— Уйдем отсюда, я больше не могу, — говорит она устало и в последний раз тянет мужа за рукав.
Мы все уже больше не можем.
— Вам еще повезло, — говорит Пелажи, обращаясь к отцу, говорит на сей раз с достоинством, хотя и заикается от волнения. — Надеюсь, вы отдаете себе в этом отчет. Можете разбить мне морду, если уж вам так хочется, но я все равно вам скажу, что вы поступили безобразно и подло.
— Пойдем отсюда, — с нетерпением повторяет госпожа Пелажи.
— Убирайтесь вон, — говорит отец, вполголоса и почти равнодушно.
Мы уходим из комнаты, оставляя его наедине с его мыслями и, хотелось бы верить, с угрызениями совести.
— Береги свою маму, — говорят мне на лестничной площадке супруги Пелажи.
Я горячо целую отважную посредницу, а врача всего моего детства целую довольно сдержанно, однако анализировать причины этой сдержанности у меня нет ни времени, ни охоты. Оба скрываются в лифте — и надолго исчезают из моей жизни.
Отец в свою очередь ушел из столовой, куда, после того как эфир испарился, снова вернулись запахи шампанского и ментонского липового цвета. Письма по–прежнему лежат на столе и слегка колышутся под дуновением ночного ветра. Я несколько мгновений смотрю на них, даже не делая попытки их прочесть, и потом, словно одержимая любовью к порядку прислуга, начинаю тупо собирать обломки растоптанного несессера.
Да, я буду отныне беречь свою маму, это станет моей главной задачей, моим тяжким и трудным долгом. Этой мыслью, а также пятном крови, расплывающимся на виске, будет заполнена моя первая в жизни бессонница, я засну лишь перед самым рассветом, который здесь особенно ощутим из–за новизны квартиры. Колоколов Валь–де–Грас отсюда не было слышно, но с деревьев, росших на площади, ко мне поднимался птичий щебет; я совершенно не помню ни одного из бесчисленных сновидений моего детства, но я хорошо знаю: в ту ночь я забылся под самое утро лишь для того, чтобы еще раз увидеть кошмар «Трех масок».
Ночь прошла, но с ней мои беды не кончились, и, хотя актов насилия больше не было, первое утро после каникул не принесло мне особенного облегчения. И опять, я долго колебался, прежде чем доверить бумаге — потому что процесс письма бесповоротно и навсегда вносит все протоколы в свой странный реестр, — прежде чем доверить бумаге все, что случилось в то утро, колебался и в который раз задавал себе все тот же вопрос, имею ли я на это право; от этого шага меня удерживал запрет, о котором я вам уже говорил, то вынужденное молчание могил, которое не позволяет призракам выступить с предусмотренной законом защитительной речью, удерживало и прошедшее с той поры время, которое меняет людей куда больше, чем принято думать, и склоняет их к состраданию и милосердию. Однако эта сцена наложила такую глубокую печать на все мои отношения с родителями, что я не вижу возможности ее обойти, не оставив зияющего пробела, который будет болеть, словно рана, и никогда не зарубцуется полностью.
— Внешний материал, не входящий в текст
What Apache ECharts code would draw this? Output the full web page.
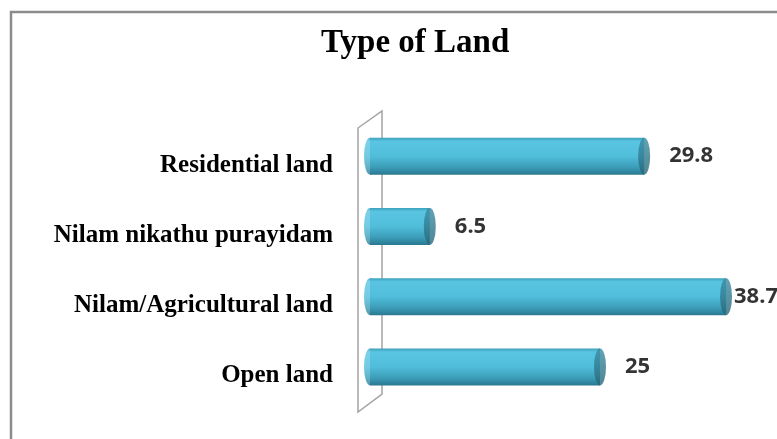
<!DOCTYPE html>
<html>
<head>
<meta charset="utf-8">
<title>Type of Land</title>
<script src="https://cdn.jsdelivr.net/npm/echarts@6/dist/echarts.min.js"></script>
<style>
  html, body { margin: 0; padding: 0; background: #fff; }
  #main { width: 777px; height: 439px; }
</style>
</head>
<body>
<div id="main"></div>
<script>
var categories = ['Residential land', 'Nilam nikathu purayidam', 'Nilam/Agricultural land', 'Open land'];
var values = [29.8, 6.5, 38.7, 25];
var axisMax = 40;

var myChart = echarts.init(document.getElementById('main'));

// cylinder body shading
function bodyColor() {
  return new echarts.graphic.LinearGradient(0, 0, 0, 1, [
    { offset: 0, color: '#3b9fba' },
    { offset: 0.1, color: '#5ac5e2' },
    { offset: 0.5, color: '#50bedb' },
    { offset: 0.8, color: '#3c9db8' },
    { offset: 1, color: '#2a7890' }
  ]);
}
var capColor = new echarts.graphic.LinearGradient(0, 0, 0, 1, [
  { offset: 0, color: '#3a8ca3' },
  { offset: 1, color: '#266779' }
]);

var maxVal = Math.max.apply(null, values);

var option = {
  animation: false,
  title: {
    text: 'Type of Land',
    left: 316,
    top: 22,
    textStyle: {
      fontFamily: 'Liberation Serif',
      fontSize: 33,
      fontWeight: 'bold',
      color: '#000'
    }
  },
  grid: {
    left: 370,
    right: 39,
    top: 121,
    bottom: 37
  },
  xAxis: {
    type: 'value',
    min: 0,
    max: axisMax,
    show: false
  },
  yAxis: {
    type: 'category',
    data: categories,
    inverse: true,
    axisLine: { show: false },
    axisTick: { show: false },
    axisLabel: {
      margin: 37,
      verticalAlign: 'top',
      lineHeight: 18,
      fontFamily: 'Liberation Serif',
      fontSize: 25,
      fontWeight: 'bold',
      color: '#000'
    }
  },
  series: [
    {
      // left rounded end of the cylinders
      type: 'scatter',
      z: 1,
      symbol: 'circle',
      symbolSize: [12, 37],
      itemStyle: { color: bodyColor() },
      data: categories.map(function (c) { return [0, c]; })
    },
    {
      type: 'bar',
      z: 2,
      barWidth: 37,
      itemStyle: { color: bodyColor() },
      data: values
    },
    {
      // end caps + value labels
      type: 'scatter',
      z: 3,
      symbol: 'circle',
      symbolSize: [12, 37],
      itemStyle: { color: capColor },
      label: {
        show: true,
        position: 'right',
        distance: 19,
        fontFamily: 'Noto Sans',
        fontSize: 22,
        fontWeight: 'bold',
        color: '#000',
        formatter: function (p) { return p.value[0]; }
      },
      data: values.map(function (v, i) {
        var d = { value: [v, categories[i]] };
        if (v === maxVal) d.label = { distance: 2 };
        return d;
      })
    }
  ]
};

myChart.setOption(option);

// 3D wall behind the bars, placed from the grid
var x0 = myChart.convertToPixel({ xAxisIndex: 0 }, 0);
var gTop = 121, gBot = 439 - 37;
myChart.setOption({
  graphic: [
    {
      type: 'rect',
      z: 0,
      shape: { x: 11, y: 12, width: 900, height: 600 },
      style: { fill: 'none', stroke: '#8c8c8c', lineWidth: 2.5 }
    },
    {
      type: 'polygon',
      z: 0,
      shape: {
        points: [
          [x0 - 12, gTop + 7], [x0 + 12, gTop - 10],
          [x0 + 12, gBot - 8], [x0 - 12, gBot + 10]
        ]
      },
      style: { fill: 'none', stroke: '#a3a3a3', lineWidth: 1.5 }
    }
  ]
});
</script>
</body>
</html>
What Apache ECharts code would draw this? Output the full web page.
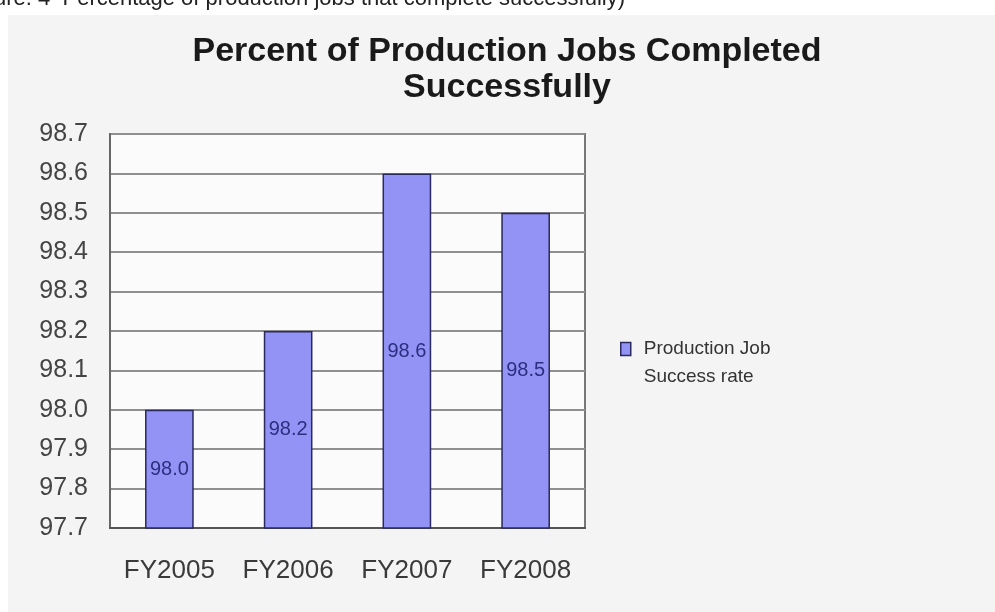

Итак, поздним утром, когда на мамином виске вокруг ссадины расползается фиолетовое пятно и мы все трое избегаем друг друга и сидим по своим углам, что облегчается планировкой новой квартиры, ко мне в комнату входит отец и с некоторой торжественностью приглашает меня прогуляться, ибо ему нужно со мной поговорить. Это предложение встревожило меня. Я уже был достаточно изворотлив, но не смог ничего придумать, чтобы отказаться; к тому же я боялся вновь пробудить его гнев, который, как оказалось, бывает опасным.
Раньше мне редко доводилось гулять с отцом. В моей памяти застряло одно давнее воспоминание, одно из тех, от которых хочешь избавиться, как от ненужной вещи, но оно все время упрямо всплывает, и я снова вижу бульвар Монпарнас, я бегу впереди отца по шатким мосткам, которыми прикрыта вырытая посреди тротуара канава, и самое веселое заключается в том, что мостки эти — из листовой жести, и они оглушительно грохочут под моими ногами. Потом эти канавы были засыпаны.